_Short task_
Lines containing the string "with" are to be collected in full.

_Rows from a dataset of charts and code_
-- Begin --
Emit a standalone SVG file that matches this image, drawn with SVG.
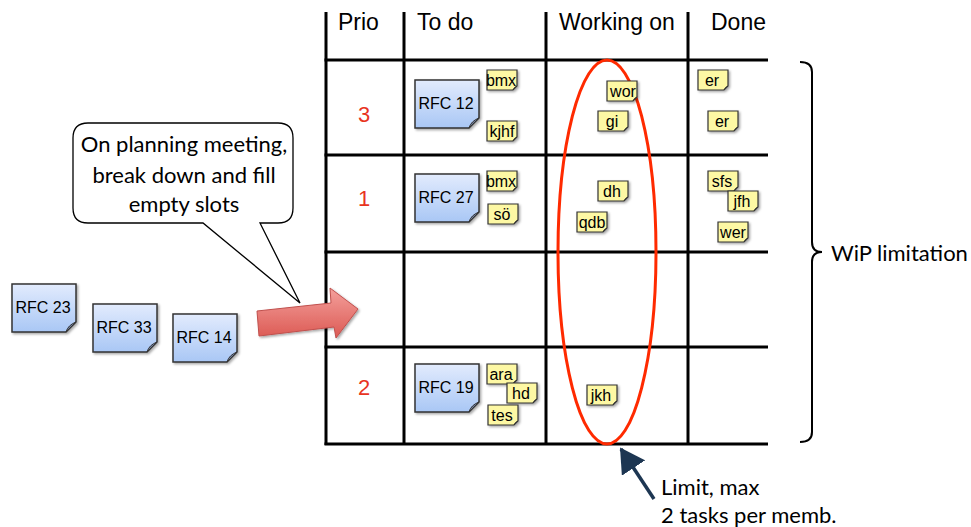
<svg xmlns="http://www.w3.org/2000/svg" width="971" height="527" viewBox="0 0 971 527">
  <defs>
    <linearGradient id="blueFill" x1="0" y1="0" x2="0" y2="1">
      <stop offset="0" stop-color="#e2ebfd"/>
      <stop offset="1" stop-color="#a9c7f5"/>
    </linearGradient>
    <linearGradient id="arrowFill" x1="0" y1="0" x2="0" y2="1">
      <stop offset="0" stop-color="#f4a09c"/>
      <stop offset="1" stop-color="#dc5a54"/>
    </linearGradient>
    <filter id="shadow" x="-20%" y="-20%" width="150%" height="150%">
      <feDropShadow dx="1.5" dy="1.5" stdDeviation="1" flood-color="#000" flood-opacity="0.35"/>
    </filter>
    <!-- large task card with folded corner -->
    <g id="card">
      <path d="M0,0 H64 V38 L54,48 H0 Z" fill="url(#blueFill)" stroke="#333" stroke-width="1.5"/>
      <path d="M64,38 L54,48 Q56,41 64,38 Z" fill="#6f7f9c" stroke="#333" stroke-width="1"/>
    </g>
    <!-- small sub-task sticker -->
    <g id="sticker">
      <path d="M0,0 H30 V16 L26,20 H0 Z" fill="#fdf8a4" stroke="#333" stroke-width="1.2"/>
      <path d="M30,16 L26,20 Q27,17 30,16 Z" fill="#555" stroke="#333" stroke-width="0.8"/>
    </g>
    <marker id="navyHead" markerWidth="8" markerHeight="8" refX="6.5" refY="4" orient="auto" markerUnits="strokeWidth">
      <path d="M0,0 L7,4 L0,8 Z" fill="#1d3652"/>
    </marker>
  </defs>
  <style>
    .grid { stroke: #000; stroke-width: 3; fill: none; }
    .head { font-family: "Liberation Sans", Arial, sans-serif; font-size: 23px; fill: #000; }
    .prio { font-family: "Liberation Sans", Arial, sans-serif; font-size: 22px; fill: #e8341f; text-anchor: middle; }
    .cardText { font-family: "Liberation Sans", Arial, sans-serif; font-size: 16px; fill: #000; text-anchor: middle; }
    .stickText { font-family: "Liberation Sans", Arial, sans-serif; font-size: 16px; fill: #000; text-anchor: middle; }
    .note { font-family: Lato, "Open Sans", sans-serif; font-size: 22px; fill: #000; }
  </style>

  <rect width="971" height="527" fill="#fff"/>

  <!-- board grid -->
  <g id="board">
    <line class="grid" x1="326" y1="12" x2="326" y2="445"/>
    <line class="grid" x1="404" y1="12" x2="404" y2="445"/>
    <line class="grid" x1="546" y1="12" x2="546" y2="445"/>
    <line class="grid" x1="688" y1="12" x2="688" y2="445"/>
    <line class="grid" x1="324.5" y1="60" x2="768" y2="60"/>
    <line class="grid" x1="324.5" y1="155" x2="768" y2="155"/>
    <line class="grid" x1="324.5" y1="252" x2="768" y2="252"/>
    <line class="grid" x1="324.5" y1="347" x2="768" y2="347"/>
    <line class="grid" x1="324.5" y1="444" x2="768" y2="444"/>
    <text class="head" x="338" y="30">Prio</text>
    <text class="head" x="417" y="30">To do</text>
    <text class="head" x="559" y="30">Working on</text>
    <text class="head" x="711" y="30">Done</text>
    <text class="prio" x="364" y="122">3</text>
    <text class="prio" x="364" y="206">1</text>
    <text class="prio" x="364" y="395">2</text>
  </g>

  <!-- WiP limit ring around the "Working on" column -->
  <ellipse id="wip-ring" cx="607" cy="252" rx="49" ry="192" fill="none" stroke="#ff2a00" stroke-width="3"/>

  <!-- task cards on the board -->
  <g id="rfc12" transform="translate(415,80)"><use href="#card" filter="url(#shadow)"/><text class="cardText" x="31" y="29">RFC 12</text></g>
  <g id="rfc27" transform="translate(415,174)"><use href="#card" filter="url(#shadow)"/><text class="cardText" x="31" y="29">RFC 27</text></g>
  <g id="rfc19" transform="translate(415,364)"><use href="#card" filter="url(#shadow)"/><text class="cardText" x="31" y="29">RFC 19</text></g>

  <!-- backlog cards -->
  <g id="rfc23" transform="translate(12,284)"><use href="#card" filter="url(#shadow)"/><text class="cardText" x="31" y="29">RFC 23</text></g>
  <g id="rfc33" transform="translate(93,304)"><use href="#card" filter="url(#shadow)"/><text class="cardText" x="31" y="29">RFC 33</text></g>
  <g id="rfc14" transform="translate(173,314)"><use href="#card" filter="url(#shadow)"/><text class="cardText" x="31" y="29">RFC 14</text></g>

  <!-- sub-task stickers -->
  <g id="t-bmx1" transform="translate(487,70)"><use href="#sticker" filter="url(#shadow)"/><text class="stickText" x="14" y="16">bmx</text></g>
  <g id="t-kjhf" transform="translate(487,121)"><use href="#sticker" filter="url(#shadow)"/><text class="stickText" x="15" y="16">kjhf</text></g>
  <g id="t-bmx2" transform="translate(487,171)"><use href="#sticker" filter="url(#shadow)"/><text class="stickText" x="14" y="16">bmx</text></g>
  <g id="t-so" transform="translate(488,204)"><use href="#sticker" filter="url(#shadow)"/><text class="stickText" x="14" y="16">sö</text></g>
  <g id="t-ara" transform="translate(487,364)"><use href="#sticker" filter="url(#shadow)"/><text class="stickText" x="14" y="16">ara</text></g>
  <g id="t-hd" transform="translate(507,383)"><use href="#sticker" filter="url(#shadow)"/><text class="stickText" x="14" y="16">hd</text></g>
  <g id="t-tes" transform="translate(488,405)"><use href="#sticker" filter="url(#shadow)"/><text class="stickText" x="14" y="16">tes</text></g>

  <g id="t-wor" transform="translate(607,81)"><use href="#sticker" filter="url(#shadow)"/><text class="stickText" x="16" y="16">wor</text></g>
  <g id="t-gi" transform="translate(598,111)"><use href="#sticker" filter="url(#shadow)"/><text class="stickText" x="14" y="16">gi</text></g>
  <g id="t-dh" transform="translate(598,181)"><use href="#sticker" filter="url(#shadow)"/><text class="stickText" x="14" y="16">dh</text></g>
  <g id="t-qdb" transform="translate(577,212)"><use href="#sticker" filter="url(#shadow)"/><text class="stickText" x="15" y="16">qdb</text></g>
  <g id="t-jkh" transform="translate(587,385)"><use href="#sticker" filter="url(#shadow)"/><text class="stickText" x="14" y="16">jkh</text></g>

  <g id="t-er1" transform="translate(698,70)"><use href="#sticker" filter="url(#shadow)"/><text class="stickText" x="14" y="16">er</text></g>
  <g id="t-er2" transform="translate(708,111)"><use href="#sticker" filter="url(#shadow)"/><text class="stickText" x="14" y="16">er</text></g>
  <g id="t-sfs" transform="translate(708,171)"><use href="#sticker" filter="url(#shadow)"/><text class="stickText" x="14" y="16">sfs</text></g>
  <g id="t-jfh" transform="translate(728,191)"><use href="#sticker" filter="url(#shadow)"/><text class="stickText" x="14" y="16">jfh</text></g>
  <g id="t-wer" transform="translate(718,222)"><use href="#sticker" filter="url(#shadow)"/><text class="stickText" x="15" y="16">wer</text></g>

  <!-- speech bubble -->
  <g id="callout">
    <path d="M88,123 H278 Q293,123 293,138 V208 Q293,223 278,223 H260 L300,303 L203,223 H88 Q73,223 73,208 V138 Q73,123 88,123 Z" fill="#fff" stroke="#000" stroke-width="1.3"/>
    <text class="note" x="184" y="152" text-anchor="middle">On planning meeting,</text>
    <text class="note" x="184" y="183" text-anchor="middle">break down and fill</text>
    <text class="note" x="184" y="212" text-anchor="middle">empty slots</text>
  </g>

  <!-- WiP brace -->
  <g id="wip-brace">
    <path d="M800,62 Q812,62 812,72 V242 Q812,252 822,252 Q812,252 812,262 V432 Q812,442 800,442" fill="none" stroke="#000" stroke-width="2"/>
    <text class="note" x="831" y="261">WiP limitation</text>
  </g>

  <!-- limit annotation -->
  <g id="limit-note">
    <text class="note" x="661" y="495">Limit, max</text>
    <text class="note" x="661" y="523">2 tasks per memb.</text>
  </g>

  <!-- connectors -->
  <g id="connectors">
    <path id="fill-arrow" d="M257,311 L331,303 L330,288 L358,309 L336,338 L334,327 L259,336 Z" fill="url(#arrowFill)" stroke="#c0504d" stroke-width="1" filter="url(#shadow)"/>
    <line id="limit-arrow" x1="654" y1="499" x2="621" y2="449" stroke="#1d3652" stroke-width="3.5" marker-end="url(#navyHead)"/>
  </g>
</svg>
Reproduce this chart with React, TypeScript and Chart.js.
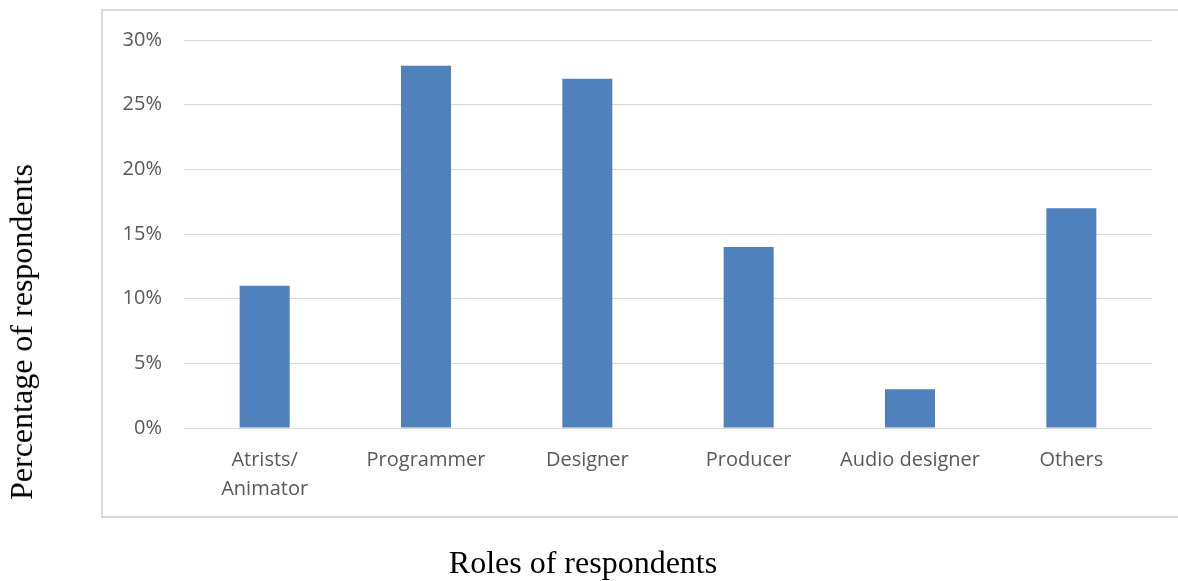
-- End --
_Task response_
Emit a standalone SVG file that matches this image, drawn with SVG.
    <!-- large task card with folded corner -->
Reproduce this chart with React, TypeScript and Chart.js.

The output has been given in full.